_Exercise description_
List each line of the data in which the string "with" appears.

_Records to process_
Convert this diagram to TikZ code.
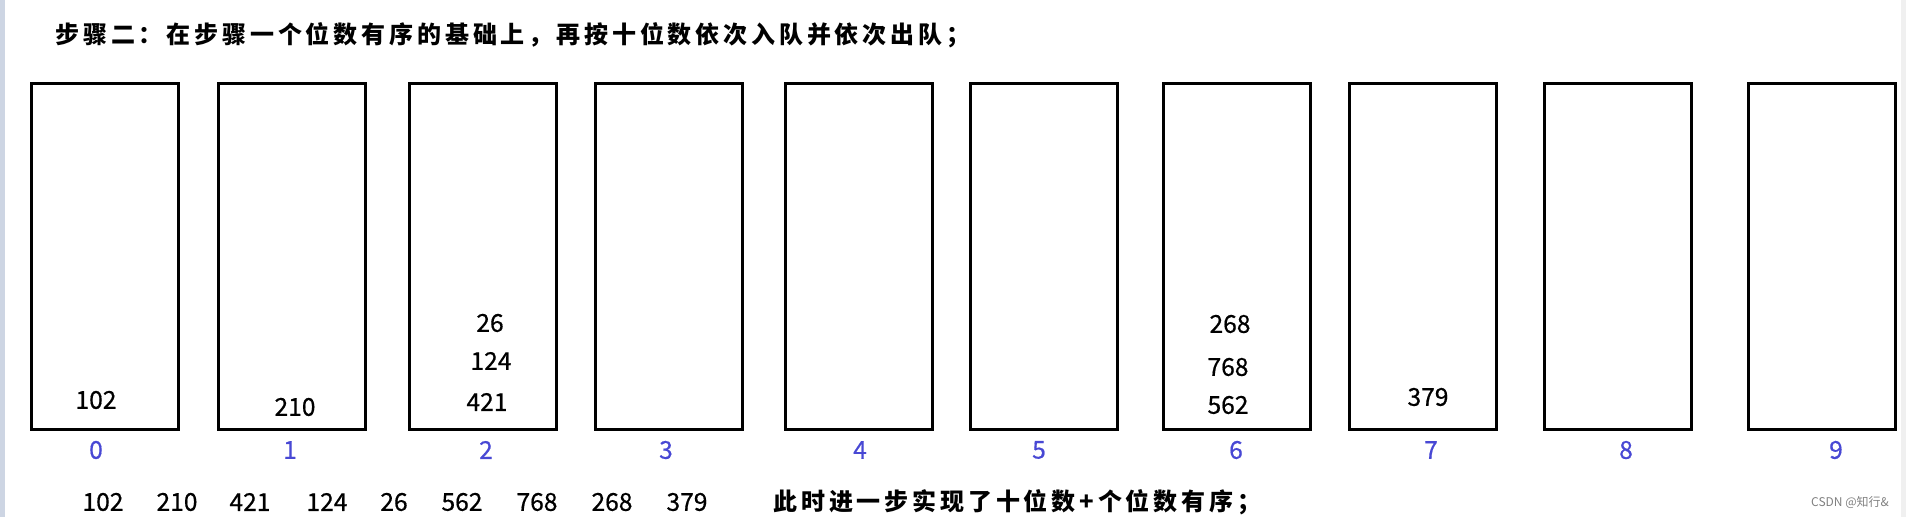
---
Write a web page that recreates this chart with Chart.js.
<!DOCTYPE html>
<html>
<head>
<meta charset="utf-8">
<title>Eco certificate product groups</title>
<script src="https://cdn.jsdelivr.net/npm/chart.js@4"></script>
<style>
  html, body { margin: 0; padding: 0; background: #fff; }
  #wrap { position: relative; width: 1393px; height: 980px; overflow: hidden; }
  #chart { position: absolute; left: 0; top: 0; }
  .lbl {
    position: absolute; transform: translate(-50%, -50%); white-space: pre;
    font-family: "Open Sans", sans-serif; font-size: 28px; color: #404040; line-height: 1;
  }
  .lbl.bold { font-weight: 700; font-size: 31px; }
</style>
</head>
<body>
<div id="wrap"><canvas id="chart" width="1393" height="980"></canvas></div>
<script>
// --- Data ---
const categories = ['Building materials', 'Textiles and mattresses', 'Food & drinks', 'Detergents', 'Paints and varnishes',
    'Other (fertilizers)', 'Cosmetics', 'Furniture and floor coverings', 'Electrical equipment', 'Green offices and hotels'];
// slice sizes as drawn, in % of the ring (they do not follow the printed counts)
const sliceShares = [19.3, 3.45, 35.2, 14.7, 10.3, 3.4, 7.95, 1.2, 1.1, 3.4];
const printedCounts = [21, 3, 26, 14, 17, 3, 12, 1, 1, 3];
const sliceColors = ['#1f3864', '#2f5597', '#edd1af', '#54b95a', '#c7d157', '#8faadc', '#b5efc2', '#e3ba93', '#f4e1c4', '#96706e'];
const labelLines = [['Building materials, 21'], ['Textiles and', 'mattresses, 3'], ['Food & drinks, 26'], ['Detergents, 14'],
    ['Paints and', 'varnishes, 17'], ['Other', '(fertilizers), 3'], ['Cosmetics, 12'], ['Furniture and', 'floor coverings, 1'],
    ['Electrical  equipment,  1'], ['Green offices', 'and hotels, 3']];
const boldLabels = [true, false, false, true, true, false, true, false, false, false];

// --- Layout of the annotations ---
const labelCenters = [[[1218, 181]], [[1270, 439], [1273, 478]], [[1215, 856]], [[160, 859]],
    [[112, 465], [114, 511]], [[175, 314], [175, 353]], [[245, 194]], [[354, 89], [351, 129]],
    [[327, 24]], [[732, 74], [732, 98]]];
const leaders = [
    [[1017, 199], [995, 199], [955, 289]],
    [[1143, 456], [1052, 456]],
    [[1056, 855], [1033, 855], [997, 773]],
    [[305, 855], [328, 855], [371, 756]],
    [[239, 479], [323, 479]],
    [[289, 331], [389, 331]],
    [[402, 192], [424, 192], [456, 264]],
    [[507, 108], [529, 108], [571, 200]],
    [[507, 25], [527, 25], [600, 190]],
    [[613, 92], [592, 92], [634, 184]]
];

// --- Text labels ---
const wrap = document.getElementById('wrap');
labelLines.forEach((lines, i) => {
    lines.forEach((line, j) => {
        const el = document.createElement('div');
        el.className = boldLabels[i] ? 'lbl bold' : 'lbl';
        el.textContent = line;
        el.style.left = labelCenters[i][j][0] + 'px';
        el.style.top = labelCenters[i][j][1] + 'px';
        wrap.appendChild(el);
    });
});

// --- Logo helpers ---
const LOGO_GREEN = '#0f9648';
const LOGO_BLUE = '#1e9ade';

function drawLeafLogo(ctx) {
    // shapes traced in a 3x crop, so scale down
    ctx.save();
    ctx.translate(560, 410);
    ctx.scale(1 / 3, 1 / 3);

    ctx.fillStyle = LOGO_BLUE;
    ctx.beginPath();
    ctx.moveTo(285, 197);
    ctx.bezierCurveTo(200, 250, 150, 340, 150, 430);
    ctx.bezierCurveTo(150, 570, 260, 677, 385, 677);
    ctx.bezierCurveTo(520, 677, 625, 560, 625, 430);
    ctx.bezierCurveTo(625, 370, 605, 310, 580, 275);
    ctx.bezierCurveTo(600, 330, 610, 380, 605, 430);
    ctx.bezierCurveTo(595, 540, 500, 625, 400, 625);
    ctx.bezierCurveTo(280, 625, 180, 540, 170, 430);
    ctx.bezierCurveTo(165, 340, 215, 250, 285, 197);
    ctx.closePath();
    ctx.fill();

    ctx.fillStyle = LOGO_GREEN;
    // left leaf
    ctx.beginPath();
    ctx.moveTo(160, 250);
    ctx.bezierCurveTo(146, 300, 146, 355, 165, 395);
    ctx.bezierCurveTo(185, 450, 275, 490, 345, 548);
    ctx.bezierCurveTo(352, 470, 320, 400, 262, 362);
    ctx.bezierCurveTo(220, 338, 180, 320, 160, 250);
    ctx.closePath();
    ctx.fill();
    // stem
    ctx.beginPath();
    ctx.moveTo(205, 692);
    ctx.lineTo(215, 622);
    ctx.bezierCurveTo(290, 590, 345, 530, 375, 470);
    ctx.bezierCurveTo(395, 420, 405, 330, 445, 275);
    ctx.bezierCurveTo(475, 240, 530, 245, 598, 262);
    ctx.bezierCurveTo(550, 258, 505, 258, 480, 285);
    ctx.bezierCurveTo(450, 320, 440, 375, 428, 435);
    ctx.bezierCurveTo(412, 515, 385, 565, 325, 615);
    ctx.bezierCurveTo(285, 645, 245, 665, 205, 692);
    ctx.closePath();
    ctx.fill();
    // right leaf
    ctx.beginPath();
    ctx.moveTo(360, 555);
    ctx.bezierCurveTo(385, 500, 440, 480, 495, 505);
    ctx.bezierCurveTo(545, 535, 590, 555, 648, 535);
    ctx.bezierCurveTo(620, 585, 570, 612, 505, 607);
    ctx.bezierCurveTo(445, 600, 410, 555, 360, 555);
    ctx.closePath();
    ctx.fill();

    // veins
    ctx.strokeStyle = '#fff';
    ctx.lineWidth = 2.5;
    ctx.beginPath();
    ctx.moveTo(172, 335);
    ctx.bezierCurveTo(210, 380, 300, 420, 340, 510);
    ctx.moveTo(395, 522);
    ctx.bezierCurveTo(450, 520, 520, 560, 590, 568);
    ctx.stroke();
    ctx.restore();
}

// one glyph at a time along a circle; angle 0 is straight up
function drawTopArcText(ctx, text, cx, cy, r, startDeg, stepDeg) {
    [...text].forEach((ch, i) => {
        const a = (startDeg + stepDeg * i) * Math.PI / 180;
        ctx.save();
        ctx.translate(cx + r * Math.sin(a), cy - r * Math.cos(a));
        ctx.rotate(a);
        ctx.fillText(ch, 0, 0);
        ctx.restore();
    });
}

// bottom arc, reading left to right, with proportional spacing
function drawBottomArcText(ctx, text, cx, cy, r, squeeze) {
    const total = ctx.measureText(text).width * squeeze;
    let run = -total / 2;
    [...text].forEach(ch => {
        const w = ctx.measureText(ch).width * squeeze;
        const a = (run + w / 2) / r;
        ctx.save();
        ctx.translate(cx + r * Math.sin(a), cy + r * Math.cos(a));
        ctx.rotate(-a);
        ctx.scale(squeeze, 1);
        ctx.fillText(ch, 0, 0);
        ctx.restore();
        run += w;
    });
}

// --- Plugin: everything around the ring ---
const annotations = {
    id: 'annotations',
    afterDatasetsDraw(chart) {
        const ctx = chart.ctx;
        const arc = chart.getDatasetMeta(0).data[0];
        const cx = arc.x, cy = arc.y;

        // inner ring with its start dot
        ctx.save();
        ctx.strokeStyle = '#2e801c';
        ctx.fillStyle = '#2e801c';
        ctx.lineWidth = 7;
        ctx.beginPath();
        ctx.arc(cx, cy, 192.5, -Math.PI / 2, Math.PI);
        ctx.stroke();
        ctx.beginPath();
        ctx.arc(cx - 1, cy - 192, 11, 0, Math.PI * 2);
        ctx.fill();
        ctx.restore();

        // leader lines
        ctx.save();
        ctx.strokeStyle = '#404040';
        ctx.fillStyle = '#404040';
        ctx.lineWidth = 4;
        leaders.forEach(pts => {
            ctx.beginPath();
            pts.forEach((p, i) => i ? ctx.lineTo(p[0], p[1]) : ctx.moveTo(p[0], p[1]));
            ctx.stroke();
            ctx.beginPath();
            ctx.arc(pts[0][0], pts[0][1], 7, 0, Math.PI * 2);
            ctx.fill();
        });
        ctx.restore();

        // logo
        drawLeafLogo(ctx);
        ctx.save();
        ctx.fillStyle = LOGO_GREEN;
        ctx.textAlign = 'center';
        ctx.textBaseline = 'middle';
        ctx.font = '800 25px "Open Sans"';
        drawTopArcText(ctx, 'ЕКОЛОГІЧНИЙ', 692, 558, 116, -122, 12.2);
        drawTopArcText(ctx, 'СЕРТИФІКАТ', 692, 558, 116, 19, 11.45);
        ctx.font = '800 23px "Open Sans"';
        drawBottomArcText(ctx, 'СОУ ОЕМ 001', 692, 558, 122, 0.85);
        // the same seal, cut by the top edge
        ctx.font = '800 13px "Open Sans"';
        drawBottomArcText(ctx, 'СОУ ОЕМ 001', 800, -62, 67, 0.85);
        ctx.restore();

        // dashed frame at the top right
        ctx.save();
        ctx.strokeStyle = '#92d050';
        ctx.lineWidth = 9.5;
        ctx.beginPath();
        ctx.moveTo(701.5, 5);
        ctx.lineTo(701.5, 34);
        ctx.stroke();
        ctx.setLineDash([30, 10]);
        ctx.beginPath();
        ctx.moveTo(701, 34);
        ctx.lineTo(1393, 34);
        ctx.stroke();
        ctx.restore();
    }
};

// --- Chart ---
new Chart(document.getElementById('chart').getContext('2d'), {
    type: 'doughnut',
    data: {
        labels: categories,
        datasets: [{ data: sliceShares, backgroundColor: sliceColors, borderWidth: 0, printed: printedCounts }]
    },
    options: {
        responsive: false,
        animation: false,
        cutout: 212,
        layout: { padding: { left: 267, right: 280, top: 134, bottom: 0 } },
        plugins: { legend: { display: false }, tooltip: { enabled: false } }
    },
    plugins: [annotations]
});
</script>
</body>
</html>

_Written reply_
Write a web page that recreates this chart with Chart.js.
// bottom arc, reading left to right, with proportional spacing
        // inner ring with its start dot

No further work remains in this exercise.